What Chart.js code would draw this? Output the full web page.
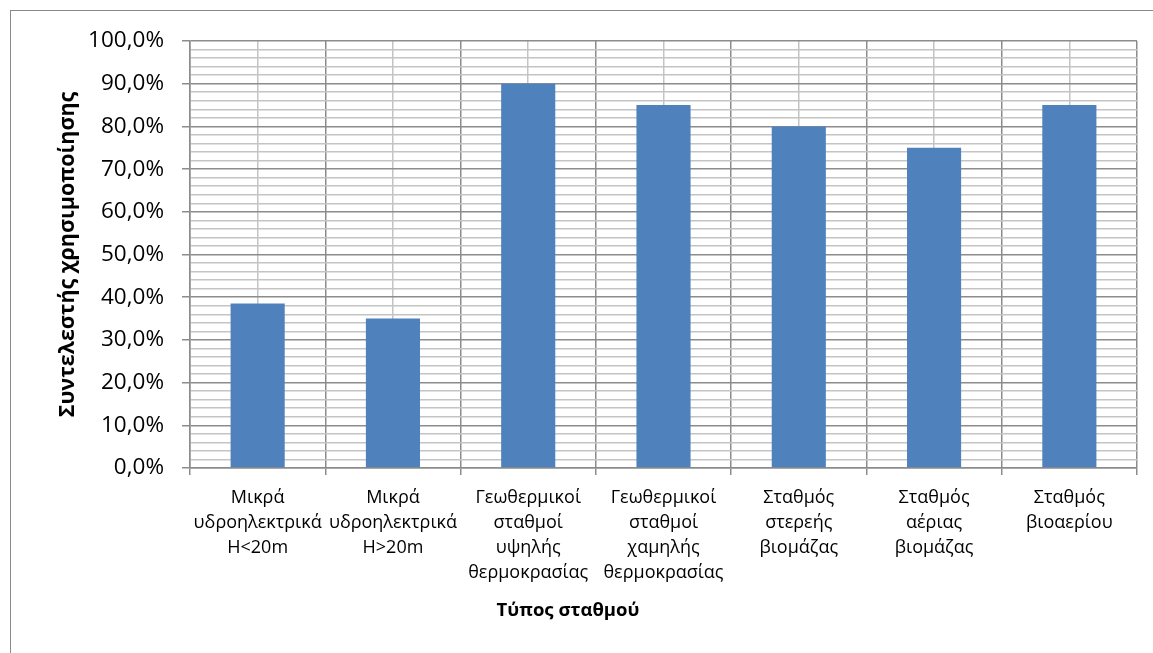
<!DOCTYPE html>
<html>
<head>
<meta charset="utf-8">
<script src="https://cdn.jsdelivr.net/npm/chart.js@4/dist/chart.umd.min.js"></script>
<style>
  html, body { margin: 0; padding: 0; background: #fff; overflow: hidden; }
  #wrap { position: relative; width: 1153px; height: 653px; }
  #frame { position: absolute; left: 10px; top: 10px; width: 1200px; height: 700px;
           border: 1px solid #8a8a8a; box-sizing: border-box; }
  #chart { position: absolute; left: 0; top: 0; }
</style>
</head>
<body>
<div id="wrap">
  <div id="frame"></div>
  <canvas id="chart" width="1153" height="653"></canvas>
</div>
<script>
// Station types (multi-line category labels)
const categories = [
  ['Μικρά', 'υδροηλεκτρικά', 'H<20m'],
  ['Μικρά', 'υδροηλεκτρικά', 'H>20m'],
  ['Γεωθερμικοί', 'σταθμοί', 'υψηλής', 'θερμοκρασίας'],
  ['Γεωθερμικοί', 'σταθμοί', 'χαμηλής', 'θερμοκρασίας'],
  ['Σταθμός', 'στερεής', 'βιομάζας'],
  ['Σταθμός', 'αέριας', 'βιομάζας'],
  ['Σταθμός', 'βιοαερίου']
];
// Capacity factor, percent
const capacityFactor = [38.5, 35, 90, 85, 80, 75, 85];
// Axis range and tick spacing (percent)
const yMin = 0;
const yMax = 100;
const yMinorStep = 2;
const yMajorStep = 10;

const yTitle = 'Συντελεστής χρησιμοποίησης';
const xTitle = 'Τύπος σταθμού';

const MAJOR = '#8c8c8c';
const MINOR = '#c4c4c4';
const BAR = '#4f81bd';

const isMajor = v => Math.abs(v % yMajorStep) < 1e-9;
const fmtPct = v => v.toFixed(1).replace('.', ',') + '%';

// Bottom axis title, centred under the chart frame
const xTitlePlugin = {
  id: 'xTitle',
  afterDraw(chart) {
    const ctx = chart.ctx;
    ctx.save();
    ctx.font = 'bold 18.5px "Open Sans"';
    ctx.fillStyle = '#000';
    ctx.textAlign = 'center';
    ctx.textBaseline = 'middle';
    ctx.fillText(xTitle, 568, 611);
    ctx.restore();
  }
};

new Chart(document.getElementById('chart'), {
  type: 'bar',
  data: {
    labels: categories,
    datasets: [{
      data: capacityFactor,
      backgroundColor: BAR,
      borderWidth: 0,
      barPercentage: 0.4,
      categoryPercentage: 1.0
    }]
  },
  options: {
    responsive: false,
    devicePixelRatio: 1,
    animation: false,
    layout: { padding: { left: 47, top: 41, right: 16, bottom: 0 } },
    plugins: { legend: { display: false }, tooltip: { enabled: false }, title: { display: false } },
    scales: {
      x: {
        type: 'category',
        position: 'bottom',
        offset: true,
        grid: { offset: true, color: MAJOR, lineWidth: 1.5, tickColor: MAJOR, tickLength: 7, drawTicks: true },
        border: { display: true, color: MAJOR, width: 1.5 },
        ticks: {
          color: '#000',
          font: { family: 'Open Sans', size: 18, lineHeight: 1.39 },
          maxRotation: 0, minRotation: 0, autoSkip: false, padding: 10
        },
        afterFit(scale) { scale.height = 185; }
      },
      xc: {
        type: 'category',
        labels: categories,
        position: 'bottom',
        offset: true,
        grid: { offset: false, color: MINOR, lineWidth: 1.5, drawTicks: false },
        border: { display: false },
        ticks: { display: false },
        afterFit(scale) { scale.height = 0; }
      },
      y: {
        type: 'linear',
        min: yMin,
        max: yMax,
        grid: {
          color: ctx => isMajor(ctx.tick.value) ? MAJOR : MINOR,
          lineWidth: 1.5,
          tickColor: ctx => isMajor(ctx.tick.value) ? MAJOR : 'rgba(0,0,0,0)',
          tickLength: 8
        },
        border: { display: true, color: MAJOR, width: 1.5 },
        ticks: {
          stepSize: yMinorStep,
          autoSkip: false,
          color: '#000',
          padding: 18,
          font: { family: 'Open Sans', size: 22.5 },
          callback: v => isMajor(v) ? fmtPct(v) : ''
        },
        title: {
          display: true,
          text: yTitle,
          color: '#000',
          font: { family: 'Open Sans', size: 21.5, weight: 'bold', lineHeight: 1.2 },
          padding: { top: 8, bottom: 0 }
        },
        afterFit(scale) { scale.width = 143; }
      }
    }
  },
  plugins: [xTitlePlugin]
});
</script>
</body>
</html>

> **TASK REQUIREMENTS**: Transcribe the whole listing exactly. Pictures stay out of your copy.

> **RESPONSE TO THIS TASK**:
What Chart.js code would draw this? Output the full web page.
<!DOCTYPE html>
<html>
<head>
<meta charset="utf-8">
<script src="https://cdn.jsdelivr.net/npm/chart.js@4/dist/chart.umd.min.js"></script>
<style>
  html, body { margin: 0; padding: 0; background: #fff; overflow: hidden; }
  #wrap { position: relative; width: 1153px; height: 653px; }
  #frame { position: absolute; left: 10px; top: 10px; width: 1200px; height: 700px;
           border: 1px solid #8a8a8a; box-sizing: border-box; }
  #chart { position: absolute; left: 0; top: 0; }
</style>
</head>
<body>
<div id="wrap">
  <div id="frame"></div>
  <canvas id="chart" width="1153" height="653"></canvas>
</div>
<script>
// Station types (multi-line category labels)
const categories = [
  ['Μικρά', 'υδροηλεκτρικά', 'H<20m'],
  ['Μικρά', 'υδροηλεκτρικά', 'H>20m'],
  ['Γεωθερμικοί', 'σταθμοί', 'υψηλής', 'θερμοκρασίας'],
  ['Γεωθερμικοί', 'σταθμοί', 'χαμηλής', 'θερμοκρασίας'],
  ['Σταθμός', 'στερεής', 'βιομάζας'],
  ['Σταθμός', 'αέριας', 'βιομάζας'],
  ['Σταθμός', 'βιοαερίου']
];
// Capacity factor, percent
const capacityFactor = [38.5, 35, 90, 85, 80, 75, 85];
// Axis range and tick spacing (percent)
const yMin = 0;
const yMax = 100;
const yMinorStep = 2;
const yMajorStep = 10;

const yTitle = 'Συντελεστής χρησιμοποίησης';
const xTitle = 'Τύπος σταθμού';

const MAJOR = '#8c8c8c';
const MINOR = '#c4c4c4';
const BAR = '#4f81bd';

const isMajor = v => Math.abs(v % yMajorStep) < 1e-9;
const fmtPct = v => v.toFixed(1).replace('.', ',') + '%';

// Bottom axis title, centred under the chart frame
const xTitlePlugin = {
  id: 'xTitle',
  afterDraw(chart) {
    const ctx = chart.ctx;
    ctx.save();
    ctx.font = 'bold 18.5px "Open Sans"';
    ctx.fillStyle = '#000';
    ctx.textAlign = 'center';
    ctx.textBaseline = 'middle';
    ctx.fillText(xTitle, 568, 611);
    ctx.restore();
  }
};

new Chart(document.getElementById('chart'), {
  type: 'bar',
  data: {
    labels: categories,
    datasets: [{
      data: capacityFactor,
      backgroundColor: BAR,
      borderWidth: 0,
      barPercentage: 0.4,
      categoryPercentage: 1.0
    }]
  },
  options: {
    responsive: false,
    devicePixelRatio: 1,
    animation: false,
    layout: { padding: { left: 47, top: 41, right: 16, bottom: 0 } },
    plugins: { legend: { display: false }, tooltip: { enabled: false }, title: { display: false } },
    scales: {
      x: {
        type: 'category',
        position: 'bottom',
        offset: true,
        grid: { offset: true, color: MAJOR, lineWidth: 1.5, tickColor: MAJOR, tickLength: 7, drawTicks: true },
        border: { display: true, color: MAJOR, width: 1.5 },
        ticks: {
          color: '#000',
          font: { family: 'Open Sans', size: 18, lineHeight: 1.39 },
          maxRotation: 0, minRotation: 0, autoSkip: false, padding: 10
        },
        afterFit(scale) { scale.height = 185; }
      },
      xc: {
        type: 'category',
        labels: categories,
        position: 'bottom',
        offset: true,
        grid: { offset: false, color: MINOR, lineWidth: 1.5, drawTicks: false },
        border: { display: false },
        ticks: { display: false },
        afterFit(scale) { scale.height = 0; }
      },
      y: {
        type: 'linear',
        min: yMin,
        max: yMax,
        grid: {
          color: ctx => isMajor(ctx.tick.value) ? MAJOR : MINOR,
          lineWidth: 1.5,
          tickColor: ctx => isMajor(ctx.tick.value) ? MAJOR : 'rgba(0,0,0,0)',
          tickLength: 8
        },
        border: { display: true, color: MAJOR, width: 1.5 },
        ticks: {
          stepSize: yMinorStep,
          autoSkip: false,
          color: '#000',
          padding: 18,
          font: { family: 'Open Sans', size: 22.5 },
          callback: v => isMajor(v) ? fmtPct(v) : ''
        },
        title: {
          display: true,
          text: yTitle,
          color: '#000',
          font: { family: 'Open Sans', size: 21.5, weight: 'bold', lineHeight: 1.2 },
          padding: { top: 8, bottom: 0 }
        },
        afterFit(scale) { scale.width = 143; }
      }
    }
  },
  plugins: [xTitlePlugin]
});
</script>
</body>
</html>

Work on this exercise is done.